Couverture médiatique
Les répondants dressent un sombre bilan des tendances et de l’évolution de la couverture journalistique. On constate que 17 % d’entre eux sont tout à fait d’accord et 39 % plutôt d’accord pour dire que la qualité globale de la production journalistique est en baisse.
En additionnant ceux qui sont plutôt d’accord et ceux qui sont tout à fait d’accord, 85 % des journalistes belges jugent qu’au cours des cinq dernières années, l’actualité est devenue de plus en plus sensationnaliste.
Les répondants constatent une augmentation de la publication de « contenus prêt-à-publier produits par les services de communication » puisque 17 % se disent tout à fait d’accord avec cette affirmation et 47 % plutôt d’accord.
Rôle professionnel
L’enquête a également demandé aux journalistes de se prononcer sur leurs rôles professionnels dans la société. Ils devaient indiquer l’importance accordée à une série d’objectifs et en sélectionner trois qu’ils estiment les plus importants.

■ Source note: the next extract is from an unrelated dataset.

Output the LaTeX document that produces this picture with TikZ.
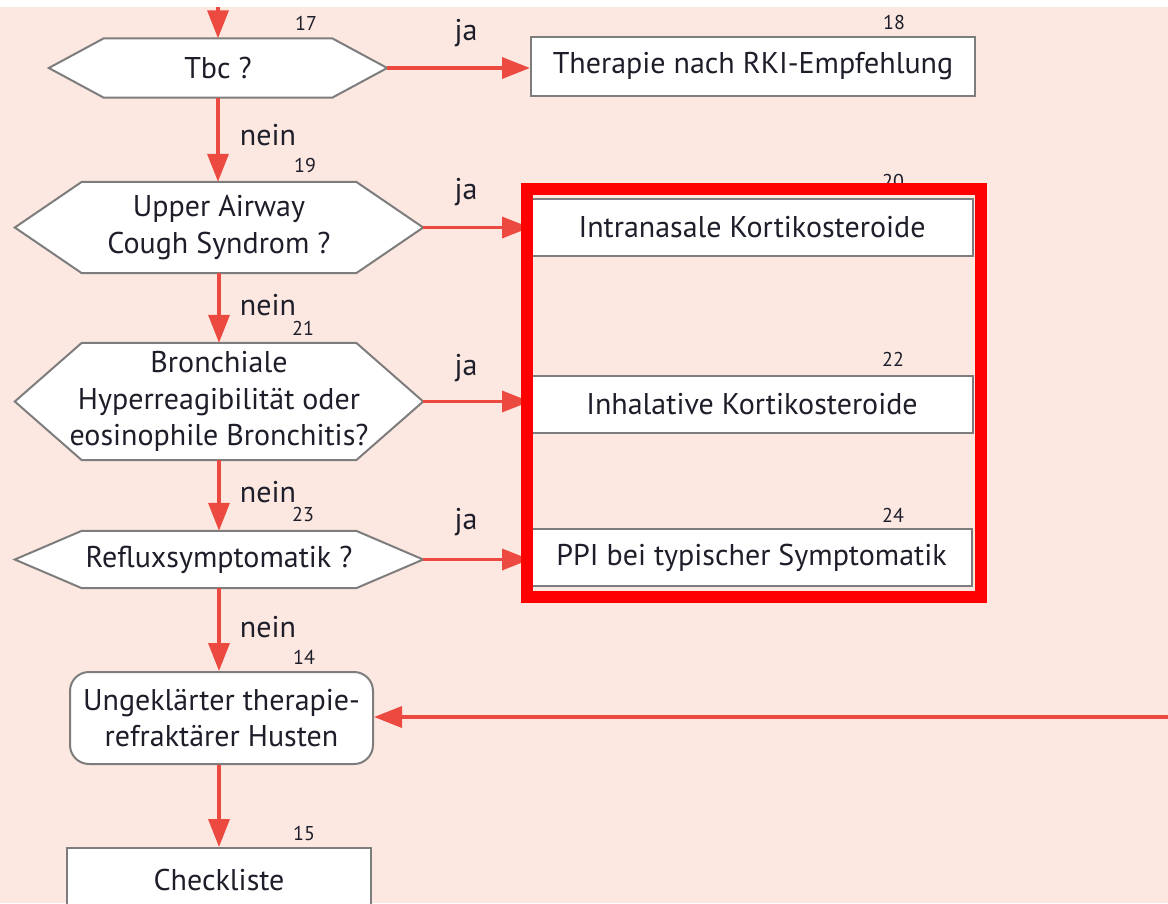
\documentclass[tikz,border=0pt]{standalone}
\usepackage{fontspec}
\setmainfont{PT Sans}
\usetikzlibrary{arrows.meta,calc}

\definecolor{bgpink}{RGB}{252,232,225}
\definecolor{flowred}{RGB}{236,74,64}
\definecolor{edgegray}{RGB}{125,125,125}
\definecolor{inkc}{RGB}{30,30,42}
\definecolor{framered}{RGB}{255,0,0}

\pgfdeclarelayer{bg}
\pgfdeclarelayer{shapes}
\pgfsetlayers{bg,shapes,main}

\tikzset{
  txt/.style={font=\fontsize{30}{36.5}\selectfont, text=inkc, align=center, inner sep=0pt},
  boxnode/.style={txt, draw=edgegray, line width=2pt, fill=white},
  hexline/.style={draw=edgegray, line width=2pt, fill=white, line join=miter},
  num/.style={font=\fontsize{20}{22}\selectfont, text=inkc, inner sep=0pt},
  lbl/.style={font=\fontsize{30}{32}\selectfont, text=inkc, inner sep=0pt},
  flow/.style={draw=flowred, line width=3.5pt, -{Triangle[length=28pt,width=21pt]}},
}

% outline of a decision node: pointed left and right ends
\newcommand\drawhexoutline[2]{%
  \begin{pgfonlayer}{shapes}
    \path[hexline] (#1.west) -- ($(#1.north west)+(#2,0)$) -- ($(#1.north east)+(-#2,0)$)
      -- (#1.east) -- ($(#1.south east)+(-#2,0)$) -- ($(#1.south west)+(#2,0)$) -- cycle;
  \end{pgfonlayer}}

\begin{document}
\begin{tikzpicture}[x=1pt,y=-1pt]
  \useasboundingbox (0,0) rectangle (1168,903);
  \begin{pgfonlayer}{bg}
    \fill[bgpink] (0,0) rectangle (1168,903);
  \end{pgfonlayer}

  % decisions
  \node[txt, minimum width=338pt, minimum height=59pt] (tbc) at (218,68) {Tbc ?};
  \node[txt, minimum width=408pt, minimum height=91pt] (uacs) at (219,227.5) {Upper Airway\\Cough Syndrom ?};
  \node[txt, minimum width=408pt, minimum height=117pt] (bron) at (219,401.5) {Bronchiale\\Hyperreagibilität oder\\eosinophile Bronchitis?};
  \node[txt, minimum width=408pt, minimum height=57pt] (reflux) at (219,559.5) {Refluxsymptomatik ?};
  \drawhexoutline{tbc}{55}
  \drawhexoutline{uacs}{67}
  \drawhexoutline{bron}{67}
  \drawhexoutline{reflux}{67}

  % actions
  \node[boxnode, minimum width=444pt, minimum height=59pt] (rki) at (753,66.5) {Therapie nach RKI-Empfehlung};
  \node[boxnode, minimum width=442pt, minimum height=57pt] (intra) at (752,227.5) {Intranasale Kortikosteroide};
  \node[boxnode, minimum width=442pt, minimum height=57pt] (inhal) at (752,404.5) {Inhalative Kortikosteroide};
  \node[boxnode, minimum width=441pt, minimum height=57pt] (ppi) at (751.5,557.5) {PPI bei typischer Symptomatik};
  \node[boxnode, rounded corners=19pt, minimum width=303pt, minimum height=92pt] (ung) at (221.5,718) {Ungeklärter therapie-\\refraktärer Husten};
  \node[boxnode, minimum width=304pt, minimum height=64pt] (check) at (219,880) {Checkliste};

  % step numbers
  \node[num] (n17) at (306,23) {17};
  \node[num] (n18) at (894,22) {18};
  \node[num] (n19) at (305,165) {19};
  \node[num] (n20) at (893,181) {20};
  \node[num] (n21) at (303,328) {21};
  \node[num] (n22) at (893,359) {22};
  \node[num] (n23) at (303,514) {23};
  \node[num] (n24) at (893,515) {24};
  \node[num] (n14) at (304,657) {14};
  \node[num] (n15) at (304,833) {15};

  % branch labels
  \node[lbl] (ja1) at (466,33) {ja};
  \node[lbl] (ja2) at (466,192) {ja};
  \node[lbl] (ja3) at (466,368) {ja};
  \node[lbl] (ja4) at (466,522) {ja};
  \node[lbl] (ne1) at (268,135) {nein};
  \node[lbl] (ne2) at (268,305) {nein};
  \node[lbl] (ne3) at (268,492) {nein};
  \node[lbl] (ne4) at (268,627) {nein};

  % connectors
  \coordinate (topin) at (218,-10);
  \coordinate (rightin) at (1180,717);
  \draw[flow] (topin) -- (tbc.north);
  \draw[flow] (tbc.east) -- (tbc.east -| rki.west);
  \draw[flow] (uacs.east) -- (uacs.east -| intra.west);
  \draw[flow] (bron.east) -- (bron.east -| inhal.west);
  \draw[flow] (reflux.east) -- (reflux.east -| ppi.west);
  \draw[flow] (tbc.south) -- (tbc.south |- uacs.north);
  \draw[flow] (uacs.south) -- (uacs.south |- bron.north);
  \draw[flow] (bron.south) -- (bron.south |- reflux.north);
  \draw[flow] (reflux.south) -- (reflux.south |- ung.north);
  \draw[flow] (rightin) -- (rightin -| ung.east);
  \draw[flow] (ung.south -| check.north) -- (check.north);

  % highlight frame around the three therapy boxes
  \node[draw=framered, line width=12pt, minimum width=454pt, minimum height=408pt, inner sep=0pt] (hl) at (754,393) {};

  % blank strip along the upper edge
  \fill[white] (0,0) rectangle (1168,7);
\end{tikzpicture}
\end{document}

Pour tous les répondants, il est très important de fournir des informations fiables. Pour 77 % d’entre eux, il s’agit de l’objectif arrivant en tête de liste.
Présenter les informations de manière compréhensible est très important pour 98 % des journalistes, alors que fournir des informations objectives est très important pour 94 % d’entre eux et constitue avec les deux objectifs précédents ceux s’étant le plus souvent classés dans le « top 3 ».
Pour 77 % des journalistes, fournir des informations fiables est l’objectif le plus important de leur travail. |
Le rôle de chien de garde de la démocratie représente un objectif très important pour 66 % des répondants, mais n’est le plus important que pour 3 % d’entre eux.
Une première
Au total, 4913 journalistes ont reçu le sondage et 1640 d’entre eux y ont répondu ce qui représente un taux de réponse de 33 %. En plus de questionner les participants sur des enjeux déontologiques, l’enquête a permis de dresser le portrait des journalistes belges.
Les auteurs notent que c’est la première fois que les journalistes francophones et néerlandophones sont appelés à répondre à un même questionnaire.